The problem
Exactly repeat the material, dropping every picture from the copy.

-- Data segment start --

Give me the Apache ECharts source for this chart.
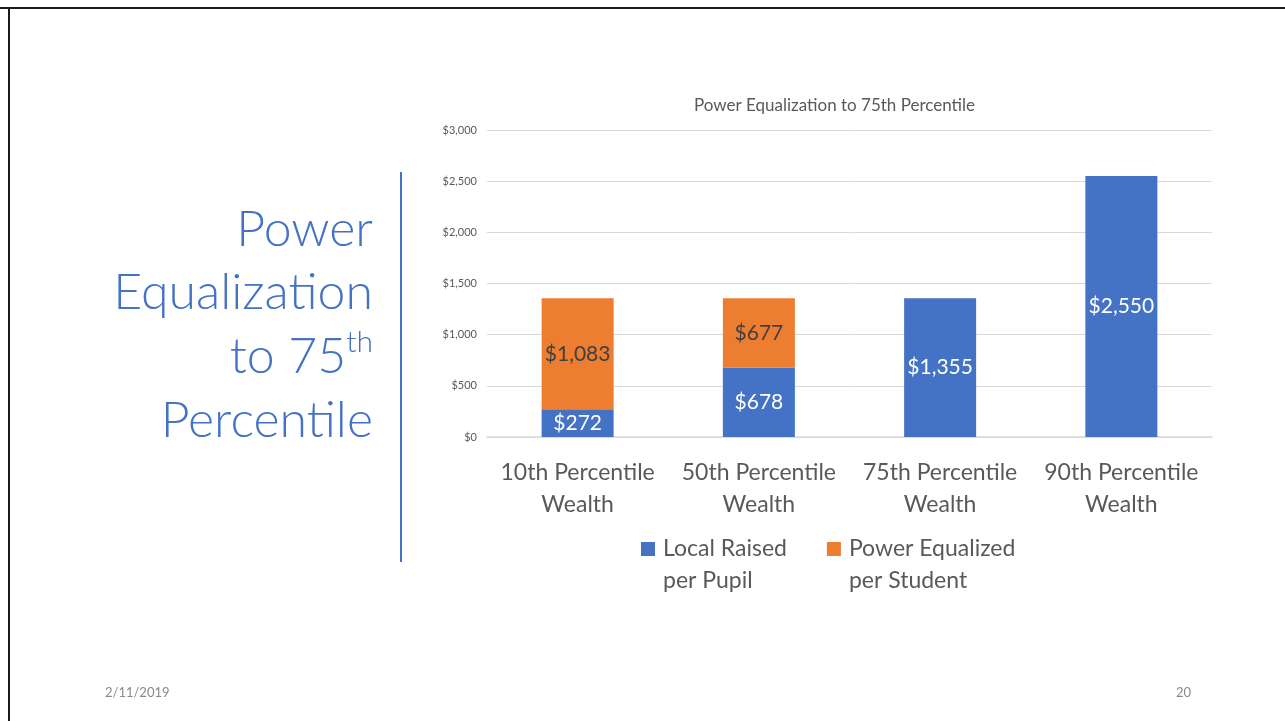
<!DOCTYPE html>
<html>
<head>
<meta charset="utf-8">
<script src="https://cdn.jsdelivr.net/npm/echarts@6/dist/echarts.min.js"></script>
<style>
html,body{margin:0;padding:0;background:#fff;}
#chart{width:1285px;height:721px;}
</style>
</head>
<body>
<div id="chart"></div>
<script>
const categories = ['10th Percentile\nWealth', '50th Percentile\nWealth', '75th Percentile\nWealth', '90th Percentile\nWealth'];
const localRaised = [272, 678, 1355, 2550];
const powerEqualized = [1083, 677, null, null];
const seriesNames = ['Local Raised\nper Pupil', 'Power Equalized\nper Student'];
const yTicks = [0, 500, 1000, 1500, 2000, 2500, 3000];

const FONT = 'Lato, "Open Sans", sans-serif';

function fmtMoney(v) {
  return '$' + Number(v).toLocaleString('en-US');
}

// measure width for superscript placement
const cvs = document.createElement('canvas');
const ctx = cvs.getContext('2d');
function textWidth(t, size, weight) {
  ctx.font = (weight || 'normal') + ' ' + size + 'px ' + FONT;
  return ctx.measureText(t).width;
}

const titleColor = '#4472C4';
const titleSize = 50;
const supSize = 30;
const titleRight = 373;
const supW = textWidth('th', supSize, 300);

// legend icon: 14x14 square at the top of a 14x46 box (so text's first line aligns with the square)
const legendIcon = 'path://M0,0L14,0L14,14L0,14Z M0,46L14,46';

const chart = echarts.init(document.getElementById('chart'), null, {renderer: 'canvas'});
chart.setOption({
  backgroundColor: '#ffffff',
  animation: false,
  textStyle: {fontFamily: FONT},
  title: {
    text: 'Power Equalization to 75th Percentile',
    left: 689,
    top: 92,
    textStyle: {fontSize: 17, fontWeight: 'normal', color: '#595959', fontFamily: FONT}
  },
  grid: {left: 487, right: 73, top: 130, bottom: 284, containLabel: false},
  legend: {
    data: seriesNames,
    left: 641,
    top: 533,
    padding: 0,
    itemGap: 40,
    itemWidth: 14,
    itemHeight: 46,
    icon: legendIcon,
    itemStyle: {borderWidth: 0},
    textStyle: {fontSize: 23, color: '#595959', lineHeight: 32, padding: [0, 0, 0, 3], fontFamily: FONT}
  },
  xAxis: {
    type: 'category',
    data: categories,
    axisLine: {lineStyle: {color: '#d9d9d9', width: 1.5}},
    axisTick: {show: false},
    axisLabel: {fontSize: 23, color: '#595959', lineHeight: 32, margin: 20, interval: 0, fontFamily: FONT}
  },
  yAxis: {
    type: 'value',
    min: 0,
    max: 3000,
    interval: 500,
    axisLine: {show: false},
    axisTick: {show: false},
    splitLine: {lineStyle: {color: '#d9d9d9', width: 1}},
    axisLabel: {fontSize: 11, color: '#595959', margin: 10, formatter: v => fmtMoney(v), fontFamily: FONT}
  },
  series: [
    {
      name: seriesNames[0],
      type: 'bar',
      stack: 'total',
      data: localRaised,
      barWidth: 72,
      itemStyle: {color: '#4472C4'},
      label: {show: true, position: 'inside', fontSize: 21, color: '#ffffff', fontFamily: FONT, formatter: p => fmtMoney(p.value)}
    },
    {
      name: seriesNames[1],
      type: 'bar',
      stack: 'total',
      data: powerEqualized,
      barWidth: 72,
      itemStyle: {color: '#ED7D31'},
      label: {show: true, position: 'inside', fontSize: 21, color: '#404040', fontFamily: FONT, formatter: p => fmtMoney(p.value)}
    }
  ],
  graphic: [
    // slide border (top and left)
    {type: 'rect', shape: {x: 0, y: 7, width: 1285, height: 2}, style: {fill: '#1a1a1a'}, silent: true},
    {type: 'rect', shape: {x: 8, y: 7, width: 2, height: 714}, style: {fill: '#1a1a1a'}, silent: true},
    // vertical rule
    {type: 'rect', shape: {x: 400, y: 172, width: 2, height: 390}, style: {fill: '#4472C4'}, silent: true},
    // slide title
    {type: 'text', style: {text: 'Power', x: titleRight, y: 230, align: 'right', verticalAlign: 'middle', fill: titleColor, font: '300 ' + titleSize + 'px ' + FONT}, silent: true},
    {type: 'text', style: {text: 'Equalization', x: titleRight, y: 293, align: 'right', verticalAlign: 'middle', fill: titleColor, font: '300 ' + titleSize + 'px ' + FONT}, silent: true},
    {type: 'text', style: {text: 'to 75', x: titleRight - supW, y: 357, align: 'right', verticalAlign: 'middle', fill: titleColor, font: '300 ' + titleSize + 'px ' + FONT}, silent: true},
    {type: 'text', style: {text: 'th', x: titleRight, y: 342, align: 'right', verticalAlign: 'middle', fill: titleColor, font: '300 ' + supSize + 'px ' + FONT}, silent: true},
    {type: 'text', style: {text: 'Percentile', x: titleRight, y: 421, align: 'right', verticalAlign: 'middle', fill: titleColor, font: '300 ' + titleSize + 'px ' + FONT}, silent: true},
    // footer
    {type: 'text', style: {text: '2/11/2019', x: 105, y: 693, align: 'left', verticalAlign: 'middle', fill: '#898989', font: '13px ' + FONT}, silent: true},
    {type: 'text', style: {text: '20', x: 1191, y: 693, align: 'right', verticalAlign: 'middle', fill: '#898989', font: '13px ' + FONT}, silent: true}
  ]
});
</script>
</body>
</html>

-- Data segment end --

Response for this exercise
Give me the Apache ECharts source for this chart.
<!DOCTYPE html>
<html>
<head>
<meta charset="utf-8">
<script src="https://cdn.jsdelivr.net/npm/echarts@6/dist/echarts.min.js"></script>
<style>
html,body{margin:0;padding:0;background:#fff;}
#chart{width:1285px;height:721px;}
</style>
</head>
<body>
<div id="chart"></div>
<script>
const categories = ['10th Percentile\nWealth', '50th Percentile\nWealth', '75th Percentile\nWealth', '90th Percentile\nWealth'];
const localRaised = [272, 678, 1355, 2550];
const powerEqualized = [1083, 677, null, null];
const seriesNames = ['Local Raised\nper Pupil', 'Power Equalized\nper Student'];
const yTicks = [0, 500, 1000, 1500, 2000, 2500, 3000];

const FONT = 'Lato, "Open Sans", sans-serif';

function fmtMoney(v) {
  return '$' + Number(v).toLocaleString('en-US');
}

// measure width for superscript placement
const cvs = document.createElement('canvas');
const ctx = cvs.getContext('2d');
function textWidth(t, size, weight) {
  ctx.font = (weight || 'normal') + ' ' + size + 'px ' + FONT;
  return ctx.measureText(t).width;
}

const titleColor = '#4472C4';
const titleSize = 50;
const supSize = 30;
const titleRight = 373;
const supW = textWidth('th', supSize, 300);

// legend icon: 14x14 square at the top of a 14x46 box (so text's first line aligns with the square)
const legendIcon = 'path://M0,0L14,0L14,14L0,14Z M0,46L14,46';

const chart = echarts.init(document.getElementById('chart'), null, {renderer: 'canvas'});
chart.setOption({
  backgroundColor: '#ffffff',
  animation: false,
  textStyle: {fontFamily: FONT},
  title: {
    text: 'Power Equalization to 75th Percentile',
    left: 689,
    top: 92,
    textStyle: {fontSize: 17, fontWeight: 'normal', color: '#595959', fontFamily: FONT}
  },
  grid: {left: 487, right: 73, top: 130, bottom: 284, containLabel: false},
  legend: {
    data: seriesNames,
    left: 641,
    top: 533,
    padding: 0,
    itemGap: 40,
    itemWidth: 14,
    itemHeight: 46,
    icon: legendIcon,
    itemStyle: {borderWidth: 0},
    textStyle: {fontSize: 23, color: '#595959', lineHeight: 32, padding: [0, 0, 0, 3], fontFamily: FONT}
  },
  xAxis: {
    type: 'category',
    data: categories,
    axisLine: {lineStyle: {color: '#d9d9d9', width: 1.5}},
    axisTick: {show: false},
    axisLabel: {fontSize: 23, color: '#595959', lineHeight: 32, margin: 20, interval: 0, fontFamily: FONT}
  },
  yAxis: {
    type: 'value',
    min: 0,
    max: 3000,
    interval: 500,
    axisLine: {show: false},
    axisTick: {show: false},
    splitLine: {lineStyle: {color: '#d9d9d9', width: 1}},
    axisLabel: {fontSize: 11, color: '#595959', margin: 10, formatter: v => fmtMoney(v), fontFamily: FONT}
  },
  series: [
    {
      name: seriesNames[0],
      type: 'bar',
      stack: 'total',
      data: localRaised,
      barWidth: 72,
      itemStyle: {color: '#4472C4'},
      label: {show: true, position: 'inside', fontSize: 21, color: '#ffffff', fontFamily: FONT, formatter: p => fmtMoney(p.value)}
    },
    {
      name: seriesNames[1],
      type: 'bar',
      stack: 'total',
      data: powerEqualized,
      barWidth: 72,
      itemStyle: {color: '#ED7D31'},
      label: {show: true, position: 'inside', fontSize: 21, color: '#404040', fontFamily: FONT, formatter: p => fmtMoney(p.value)}
    }
  ],
  graphic: [
    // slide border (top and left)
    {type: 'rect', shape: {x: 0, y: 7, width: 1285, height: 2}, style: {fill: '#1a1a1a'}, silent: true},
    {type: 'rect', shape: {x: 8, y: 7, width: 2, height: 714}, style: {fill: '#1a1a1a'}, silent: true},
    // vertical rule
    {type: 'rect', shape: {x: 400, y: 172, width: 2, height: 390}, style: {fill: '#4472C4'}, silent: true},
    // slide title
    {type: 'text', style: {text: 'Power', x: titleRight, y: 230, align: 'right', verticalAlign: 'middle', fill: titleColor, font: '300 ' + titleSize + 'px ' + FONT}, silent: true},
    {type: 'text', style: {text: 'Equalization', x: titleRight, y: 293, align: 'right', verticalAlign: 'middle', fill: titleColor, font: '300 ' + titleSize + 'px ' + FONT}, silent: true},
    {type: 'text', style: {text: 'to 75', x: titleRight - supW, y: 357, align: 'right', verticalAlign: 'middle', fill: titleColor, font: '300 ' + titleSize + 'px ' + FONT}, silent: true},
    {type: 'text', style: {text: 'th', x: titleRight, y: 342, align: 'right', verticalAlign: 'middle', fill: titleColor, font: '300 ' + supSize + 'px ' + FONT}, silent: true},
    {type: 'text', style: {text: 'Percentile', x: titleRight, y: 421, align: 'right', verticalAlign: 'middle', fill: titleColor, font: '300 ' + titleSize + 'px ' + FONT}, silent: true},
    // footer
    {type: 'text', style: {text: '2/11/2019', x: 105, y: 693, align: 'left', verticalAlign: 'middle', fill: '#898989', font: '13px ' + FONT}, silent: true},
    {type: 'text', style: {text: '20', x: 1191, y: 693, align: 'right', verticalAlign: 'middle', fill: '#898989', font: '13px ' + FONT}, silent: true}
  ]
});
</script>
</body>
</html>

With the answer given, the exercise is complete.